Perhaps this inquiry could have the effect of changing that state of affairs.

The other awful reality this inquiry might lead to the change of is the impunity enjoyed by Mizzi and Schembri and whichever other associates of theirs the inquiry might have identified. I say this out of hope, not out of knowledge. I say this because like Daphne assumed when she first exposed them for the Panama companies, the mere news that they had tried to get away with it should have finished them. Instead, they were made into perverse heroes, victims even.

It still goes on. In 2017 Muscat told voters to vote Labour to slap the value and usefulness of journalism. In 2024 Abela is telling voters to use their votes to discredit magistrates and the judiciary. In 2017 Muscat, through his Justice Minister Owen Bonnici, hid behind the Attorney General.
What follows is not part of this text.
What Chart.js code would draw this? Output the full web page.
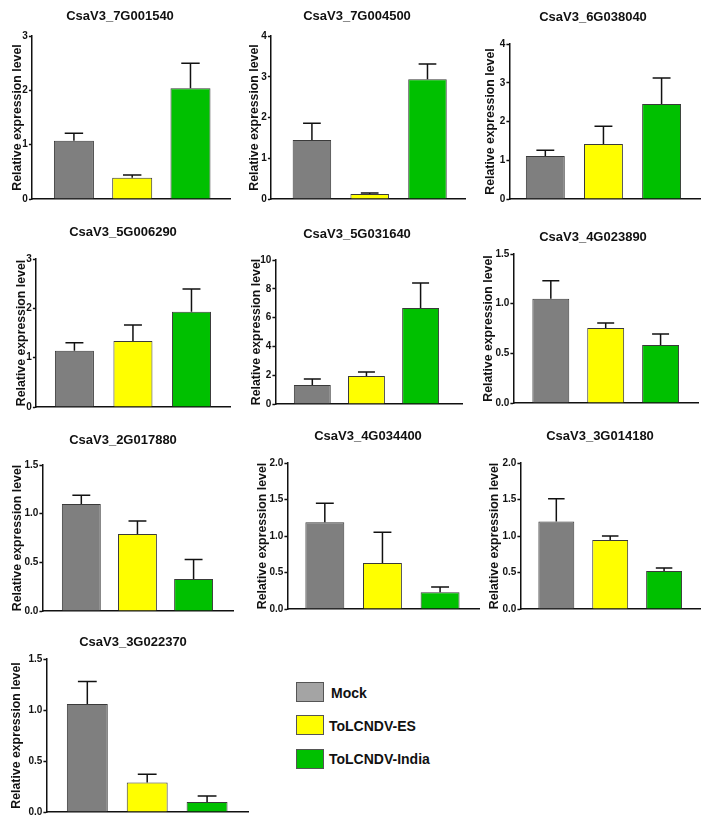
<!DOCTYPE html>
<html>
<head>
<meta charset="utf-8">
<script src="https://cdn.jsdelivr.net/npm/chart.js@4"></script>
<style>
  body { margin: 0; background: #fff; }
  #page { position: relative; width: 711px; height: 820px; overflow: hidden; font-family: "Liberation Sans", Arial, sans-serif; }
  #page canvas { position: absolute; }
  .sw { position: absolute; left: 296px; width: 26px; height: 18px; border: 1px solid #555; }
  .lt { position: absolute; font-weight: bold; font-size: 14px; color: #111; line-height: 16px; }
</style>
</head>
<body>
<div id="page">
  <div class="sw" style="top:682px;background:#a4a4a4"></div>
  <div class="lt" style="left:331px;top:685px">Mock</div>
  <div class="sw" style="top:715px;background:#ffff00"></div>
  <div class="lt" style="left:329px;top:718px">ToLCNDV-ES</div>
  <div class="sw" style="top:749px;background:#00c000"></div>
  <div class="lt" style="left:329px;top:751px">ToLCNDV-India</div>
</div>
<script>
// genes, one small chart each
const genes = ['CsaV3_7G001540', 'CsaV3_7G004500', 'CsaV3_6G038040', 'CsaV3_5G006290', 'CsaV3_5G031640',
               'CsaV3_4G023890', 'CsaV3_2G017880', 'CsaV3_4G034400', 'CsaV3_3G014180', 'CsaV3_3G022370'];
const groups = ['Mock', 'ToLCNDV-ES', 'ToLCNDV-India'];

// mean relative expression + upper error (SEM)
const mock     = [1.07, 1.45, 1.11, 1.14, 1.32, 1.05, 1.10, 1.19, 1.20, 1.06];
const mockErr  = [0.14, 0.41, 0.15, 0.16, 0.42, 0.18, 0.09, 0.26, 0.31, 0.22];
const es       = [0.39, 0.12, 1.42, 1.34, 1.94, 0.755, 0.79, 0.63, 0.945, 0.29];
const esErr    = [0.05, 0.03, 0.46, 0.32, 0.28, 0.05, 0.135, 0.42, 0.055, 0.08];
const india    = [2.04, 2.94, 2.45, 1.93, 6.67, 0.584, 0.33, 0.23, 0.52, 0.098];
const indiaErr = [0.46, 0.37, 0.67, 0.46, 1.73, 0.11, 0.20, 0.07, 0.04, 0.06];

// y axis range / tick step per chart
const yMax  = [3, 4, 4, 3, 10, 1.5, 1.5, 2, 2, 1.5];
const yStep = [1, 1, 1, 1, 2, 0.5, 0.5, 0.5, 0.5, 0.5];

const colors = ['#7f7f7f', '#ffff00', '#00c000'];

// placement on the page: axisX, topY, zeroY, endX, labelGap, titleX, titleY, firstBarX, lastBarX, barW
const panels = [
  [32, 36, 199, 230, 14.5, 120, 16, 74, 190.5, 40],
  [271, 36, 199, 465, 16.5, 357, 16, 312, 427.5, 38.5],
  [509, 44, 199, 700, 19, 593, 17, 545, 661.5, 39],
  [36, 259, 407, 230, 14.5, 123, 232, 74.5, 191.5, 39],
  [275, 260, 404, 462, 19, 357, 234, 312, 420.5, 37],
  [513, 254, 403, 698, 25, 593, 237, 550.5, 660.5, 37],
  [42, 465, 611, 233, 25, 123, 440, 81, 193.5, 39],
  [287, 463, 609, 479, 25, 368, 436, 324.5, 440, 39],
  [520, 463, 609, 700, 26, 600, 436, 556, 664, 36],
  [46, 659, 812, 248, 30, 133, 642, 87, 207, 41]
];

const FONT = '"Liberation Sans", Arial, sans-serif';

// up-only error bars
const errorBars = {
  id: 'errorBars',
  afterDatasetsDraw(chart, args, opts) {
    const ctx = chart.ctx;
    const meta = chart.getDatasetMeta(0);
    const ys = chart.scales.y;
    ctx.save();
    ctx.strokeStyle = '#111';
    ctx.lineWidth = 1.5;
    meta.data.forEach((bar, i) => {
      const top = ys.getPixelForValue(opts.means[i] + opts.errs[i]);
      const cap = bar.width * 0.23;
      ctx.beginPath();
      ctx.moveTo(bar.x, bar.y);
      ctx.lineTo(bar.x, top);
      ctx.moveTo(bar.x - cap, top);
      ctx.lineTo(bar.x + cap, top);
      ctx.stroke();
    });
    ctx.restore();
  }
};

// chart heading drawn at a fixed spot
const heading = {
  id: 'heading',
  afterDraw(chart, args, opts) {
    const ctx = chart.ctx;
    ctx.save();
    ctx.font = 'bold 13px ' + FONT;
    ctx.fillStyle = '#111';
    ctx.textAlign = 'center';
    ctx.textBaseline = 'middle';
    ctx.fillText(opts.text, opts.x, opts.y);
    ctx.restore();
  }
};

const page = document.getElementById('page');

genes.forEach((gene, k) => {
  const [axisX, topY, zeroY, endX, gap, tx, ty, c0, c2, barW] = panels[k];
  const yW = gap + 7.4;
  const left = Math.round(axisX - yW);
  const top = Math.round(Math.min(ty - 12, topY - 10));
  const w = Math.round(endX + 3 - left);
  const h = Math.round(zeroY + 10 - top);

  const canvas = document.createElement('canvas');
  canvas.width = w;
  canvas.height = h;
  canvas.style.left = left + 'px';
  canvas.style.top = top + 'px';
  page.appendChild(canvas);

  const unit = (c2 - c0) / 2;
  const means = [mock[k], es[k], india[k]];
  const errs = [mockErr[k], esErr[k], indiaErr[k]];

  new Chart(canvas.getContext('2d'), {
    type: 'bar',
    data: {
      datasets: [{
        label: gene,
        data: groups.map((g, i) => ({ x: i, y: means[i] })),
        backgroundColor: colors,
        borderColor: '#3a3a3a',
        borderWidth: 1,
        barPercentage: barW / unit,
        categoryPercentage: 1
      }]
    },
    options: {
      responsive: false,
      animation: false,
      events: [],
      layout: { padding: { top: topY - top, bottom: 10, left: 0, right: 3 } },
      plugins: {
        legend: { display: false },
        tooltip: { enabled: false },
        errorBars: { means: means, errs: errs },
        heading: { text: gene, x: tx - left, y: ty - top }
      },
      scales: {
        x: {
          type: 'linear',
          offset: false,
          min: -(c0 - axisX) / unit,
          max: 2 + (endX - c2) / unit,
          afterBuildTicks: s => { s.ticks = groups.map((g, i) => ({ value: i })); },
          afterFit: s => { s.height = 0; },
          ticks: { display: false },
          grid: { display: false, drawTicks: false },
          border: { display: true, color: '#111', width: 1.5 }
        },
        y: {
          min: 0,
          max: yMax[k],
          afterFit: s => { s.width = yW; },
          ticks: {
            stepSize: yStep[k],
            padding: 1,
            color: '#111',
            font: { family: FONT, size: 10, weight: 'bold' },
            callback: v => yStep[k] < 1 ? v.toFixed(1) : String(v)
          },
          grid: { drawOnChartArea: false, drawTicks: true, tickLength: 3, tickWidth: 1.5, tickColor: '#111' },
          border: { display: true, color: '#111', width: 1.5 },
          title: {
            display: true,
            text: 'Relative expression level',
            color: '#111',
            padding: 0,
            font: { family: FONT, size: 12.3, weight: 'bold' }
          }
        }
      }
    },
    plugins: [errorBars, heading]
  });
});
</script>
</body>
</html>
In 2024 Abela, through his Justice Minister Jonathan Attard, is threatening the Attorney General for not protecting Muscat quite as well as he expects her to.

The Labour Party has been fighting a war with reality since before the Panama Papers came out in those innocent days of April 2016. For eight years they struggled with truth, and for all that time they mostly had truth pinned down. Muscat et al still appear to have the upper hand, apparently invincible.

What might this inquiry mean? It might mean that might change. Truth is down, but not out.